精神障害者の「私宅監置」問う 本土復帰前の沖縄、歴史に迫る 大宮で上映会

2023年5月16日 08時00分

「過去の話ではない」と語る原義和監督(中)と佐藤晃一さん(右)ら

 本土復帰前の沖縄で続いた、精神障害者らを自宅敷地内の小屋などに閉じ込める「私宅監置」制度。障害者を社会から隔離した歴史を問うドキュメンタリー映画「夜明け前のうた〜消された沖縄の障害者」の上映会と、原義和監督のトークイベントが4月、さいたま市大宮区のレイボックホールで開かれた。(出田阿生)
 精神医療を巡っては、今年に入り東京の精神科病院「滝山病院」で患者虐待事件が問題となるなど、大きな関心が集まっている。精神障害者の地域生活を支援する公益社団法人「やどかりの里」(さいたま市見沼区)が「差別の現状を考えたい」と企画した。
 明治期に制定された私宅監置制度は戦後の一九五〇年に廃止されたが、米軍に統治された沖縄では七二年まで残った。原さんは残された数々の写真から、隔離小屋の痕跡や関係者を訪ねて撮影した。映像では、コンクリートで建てられた牢獄(ろうごく)のような廃屋が生々しく映し出された。

「夜明け前のうた」の一場面。自宅敷地内に作られた監置場所の廃屋 ©2020原義和

 原さんは「患者の抵抗は認められず、多くは死ぬことでしか外に出られなかった。その傷に対する回復も癒やしもないまま今に至る。映画では一人一人の名前を呼んで、人間性を回復したかった」と語った。「私宅監置は家族に監視を義務付けたが、今でも本人の同意なしに家族などのサインで入院させられる強制入院制度がある」と原さん。「当事者や家族に苦しみを押しつけて、大多数の人々が安寧を享受しているのが日本社会。
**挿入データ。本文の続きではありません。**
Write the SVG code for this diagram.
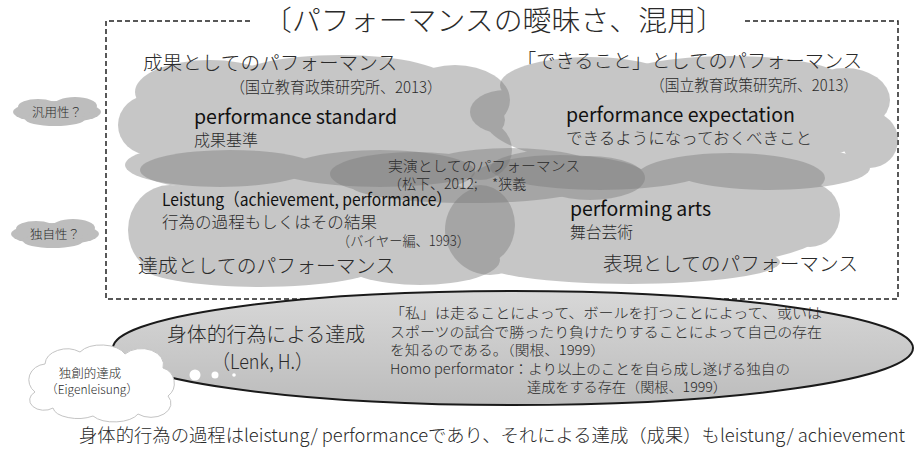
<svg xmlns="http://www.w3.org/2000/svg" width="914" height="452" viewBox="0 0 914 452">
<style>
.cloud{opacity:0.42}
.cloud ellipse{fill:#7a7a7a}
.side ellipse{fill:#bdbdbd}
.jp{font-family:"Noto Sans CJK JP","Noto Sans",sans-serif;font-weight:300;fill:#2a2a2a}
.en{font-family:"Noto Sans CJK JP","Open Sans",sans-serif;font-weight:400;fill:#111}
.frame{fill:none;stroke:#222;stroke-width:1.5;stroke-dasharray:5 3}
</style>
<defs>
<linearGradient id="ellg" x1="0" y1="0" x2="0" y2="1">
<stop offset="0" stop-color="#d8d8d8"/>
<stop offset="1" stop-color="#bcbcbc"/>
</linearGradient>
</defs>
<rect width="914" height="452" fill="#fff"/>

<g id="connectors">
<path class="frame" d="M250 21 H106 V299 H898 V21 H745"/>
</g>

<g id="title">
<text class="jp" x="263" y="31" font-size="28" textLength="462" lengthAdjust="spacingAndGlyphs">〔パフォーマンスの曖昧さ、混用〕</text>
</g>

<g id="cloud-standard" class="cloud">
<ellipse cx="315" cy="120" rx="190" ry="50"/>
<ellipse cx="210" cy="92" rx="75" ry="32"/>
<ellipse cx="340" cy="82" rx="110" ry="27"/>
<ellipse cx="455" cy="100" rx="55" ry="35"/>
<ellipse cx="150" cy="125" rx="32" ry="30"/>
<ellipse cx="220" cy="165" rx="95" ry="22"/>
<ellipse cx="380" cy="165" rx="110" ry="22"/>
<ellipse cx="480" cy="150" rx="32" ry="30"/>
</g>
<g id="cloud-expectation" class="cloud">
<ellipse cx="685" cy="120" rx="200" ry="52"/>
<ellipse cx="590" cy="85" rx="90" ry="28"/>
<ellipse cx="730" cy="78" rx="110" ry="22"/>
<ellipse cx="845" cy="100" rx="45" ry="32"/>
<ellipse cx="870" cy="140" rx="28" ry="28"/>
<ellipse cx="505" cy="112" rx="35" ry="22"/>
<ellipse cx="600" cy="168" rx="110" ry="22"/>
<ellipse cx="770" cy="168" rx="100" ry="22"/>
</g>
<g id="cloud-leistung" class="cloud">
<ellipse cx="320" cy="220" rx="190" ry="50"/>
<ellipse cx="230" cy="170" rx="90" ry="20"/>
<ellipse cx="380" cy="172" rx="95" ry="22"/>
<ellipse cx="170" cy="230" rx="42" ry="45"/>
<ellipse cx="260" cy="265" rx="120" ry="22"/>
<ellipse cx="420" cy="260" rx="80" ry="25"/>
<ellipse cx="480" cy="225" rx="35" ry="40"/>
</g>
<g id="cloud-arts" class="cloud">
<ellipse cx="645" cy="222" rx="190" ry="48"/>
<ellipse cx="560" cy="180" rx="90" ry="25"/>
<ellipse cx="730" cy="178" rx="95" ry="25"/>
<ellipse cx="810" cy="215" rx="30" ry="32"/>
<ellipse cx="490" cy="230" rx="45" ry="45"/>
<ellipse cx="630" cy="262" rx="150" ry="22"/>
</g>
<g id="cloud-jitsuen" class="cloud">
<ellipse cx="415" cy="174" rx="85" ry="22"/>
<ellipse cx="510" cy="170" rx="90" ry="22"/>
<ellipse cx="590" cy="178" rx="55" ry="22"/>
<ellipse cx="470" cy="185" rx="120" ry="18"/>
</g>

<g id="labels-top">
<text class="jp" x="143" y="70" font-size="19.5" textLength="254" lengthAdjust="spacingAndGlyphs">成果としてのパフォーマンス</text>
<text class="jp" x="230" y="93" font-size="15.5" textLength="212" lengthAdjust="spacingAndGlyphs">（国立教育政策研究所、2013）</text>
<text class="en" x="194" y="124" font-size="20" textLength="203" lengthAdjust="spacingAndGlyphs">performance standard</text>
<text class="jp" x="194" y="146" font-size="16" textLength="64" lengthAdjust="spacingAndGlyphs">成果基準</text>
<text class="jp" x="517" y="68" font-size="19.5" textLength="345" lengthAdjust="spacingAndGlyphs">「できること」としてのパフォーマンス</text>
<text class="jp" x="650" y="91" font-size="15.5" textLength="208" lengthAdjust="spacingAndGlyphs">（国立教育政策研究所、2013）</text>
<text class="en" x="566" y="122" font-size="20" textLength="229" lengthAdjust="spacingAndGlyphs">performance expectation</text>
<text class="jp" x="566" y="144" font-size="16" textLength="246" lengthAdjust="spacingAndGlyphs">できるようになっておくべきこと</text>
</g>

<g id="labels-middle">
<text class="jp" x="388" y="171" font-size="14" textLength="192" lengthAdjust="spacingAndGlyphs">実演としてのパフォーマンス</text>
<text class="jp" x="388" y="189" font-size="14">（松下、2012;<tspan x="492">*狭義</tspan></text>
<text class="en" x="162" y="206" font-size="17" textLength="290" lengthAdjust="spacingAndGlyphs">Leistung（achievement, performance）</text>
<text class="jp" x="162" y="228" font-size="16" textLength="215" lengthAdjust="spacingAndGlyphs">行為の過程もしくはその結果</text>
<text class="jp" x="337" y="246" font-size="14" textLength="133" lengthAdjust="spacingAndGlyphs">（バイヤー編、1993）</text>
<text class="jp" x="138" y="273" font-size="19.5" textLength="257" lengthAdjust="spacingAndGlyphs">達成としてのパフォーマンス</text>
<text class="en" x="570" y="216" font-size="20" textLength="141" lengthAdjust="spacingAndGlyphs">performing arts</text>
<text class="jp" x="570" y="238" font-size="16" textLength="63" lengthAdjust="spacingAndGlyphs">舞台芸術</text>
<text class="jp" x="603" y="271" font-size="19.5" textLength="255" lengthAdjust="spacingAndGlyphs">表現としてのパフォーマンス</text>
</g>

<g id="side-generality" class="side">
<ellipse cx="57" cy="112" rx="44" ry="11"/>
<ellipse cx="38" cy="107" rx="20" ry="8"/>
<ellipse cx="75" cy="106" rx="22" ry="9"/>
<ellipse cx="55" cy="119" rx="30" ry="7"/>
<text class="jp" x="57" y="117" font-size="12.5" text-anchor="middle">汎用性？</text>
</g>
<g id="side-uniqueness" class="side">
<ellipse cx="55" cy="234" rx="44" ry="11"/>
<ellipse cx="36" cy="229" rx="20" ry="8"/>
<ellipse cx="73" cy="228" rx="22" ry="9"/>
<ellipse cx="53" cy="241" rx="30" ry="7"/>
<text class="jp" x="55" y="239" font-size="12.5" text-anchor="middle">独自性？</text>
</g>

<g id="lenk">
<ellipse cx="513" cy="348" rx="400" ry="57" fill="url(#ellg)" stroke="#1a1a1a" stroke-width="2"/>
<text class="jp" x="167" y="342" font-size="20" textLength="198" lengthAdjust="spacingAndGlyphs">身体的行為による達成</text>
<text class="jp" x="212" y="369" font-size="20" textLength="101" lengthAdjust="spacingAndGlyphs">（Lenk, H.）</text>
<text class="jp" x="390" y="318" font-size="13.5" textLength="432" lengthAdjust="spacingAndGlyphs">「私」は走ることによって、ボールを打つことによって、或いは</text>
<text class="jp" x="390" y="337" font-size="13.5" textLength="432" lengthAdjust="spacingAndGlyphs">スポーツの試合で勝ったり負けたりすることによって自己の存在</text>
<text class="jp" x="390" y="355" font-size="13.5" textLength="215" lengthAdjust="spacingAndGlyphs">を知るのである。（関根、1999）</text>
<text class="jp" x="390" y="374" font-size="13.5" textLength="400" lengthAdjust="spacingAndGlyphs">Homo performator：より以上のことを自ら成し遂げる独自の</text>
<text class="jp" x="527" y="392" font-size="13.5" textLength="200" lengthAdjust="spacingAndGlyphs">達成をする存在（関根、1999）</text>
<circle cx="195" cy="375" r="5.5" fill="#fff"/>
<circle cx="215" cy="375" r="3.5" fill="#fff"/>
<circle cx="234" cy="375" r="1.8" fill="#fff"/>
</g>

<g id="eigenleistung">
<path d="M35 392 a18 16 0 0 1 10 -28 a22 16 0 0 1 35 -12 a25 14 0 0 1 45 2 a22 16 0 0 1 38 14 a16 16 0 0 1 5 28 a20 14 0 0 1 -30 18 a25 12 0 0 1 -45 2 a25 12 0 0 1 -40 -8 a14 10 0 0 1 -18 -16 Z" fill="#fff" stroke="#c4c4c4" stroke-width="1"/>
<text class="jp" x="90" y="378" font-size="12.5" text-anchor="middle">独創的達成</text>
<text class="jp" x="92" y="394" font-size="12" text-anchor="middle">（Eigenleisung）</text>
</g>

<g id="summary">
<text class="jp" x="79" y="442" font-size="18" textLength="826" lengthAdjust="spacingAndGlyphs">身体的行為の過程はleistung/ performanceであり、それによる達成（成果）もleistung/ achievement</text>
</g>
</svg>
この映画を見て、現代の問題として考えてほしい」と語りかけた。
 トークには、やどかりの里のメンバーで、全国の裁判所で係争中の生活保護基準引き下げ反対訴訟の埼玉訴訟の原告の一人でもある佐藤晃一さん(56)が参加。「映画を見て、未来をより良く変えたいと考える人がどんどん出てきてほしい」と話した。原さんは「足を踏まれている人の声にこそ、社会を変えていく最も強い力がある」とエールを送った。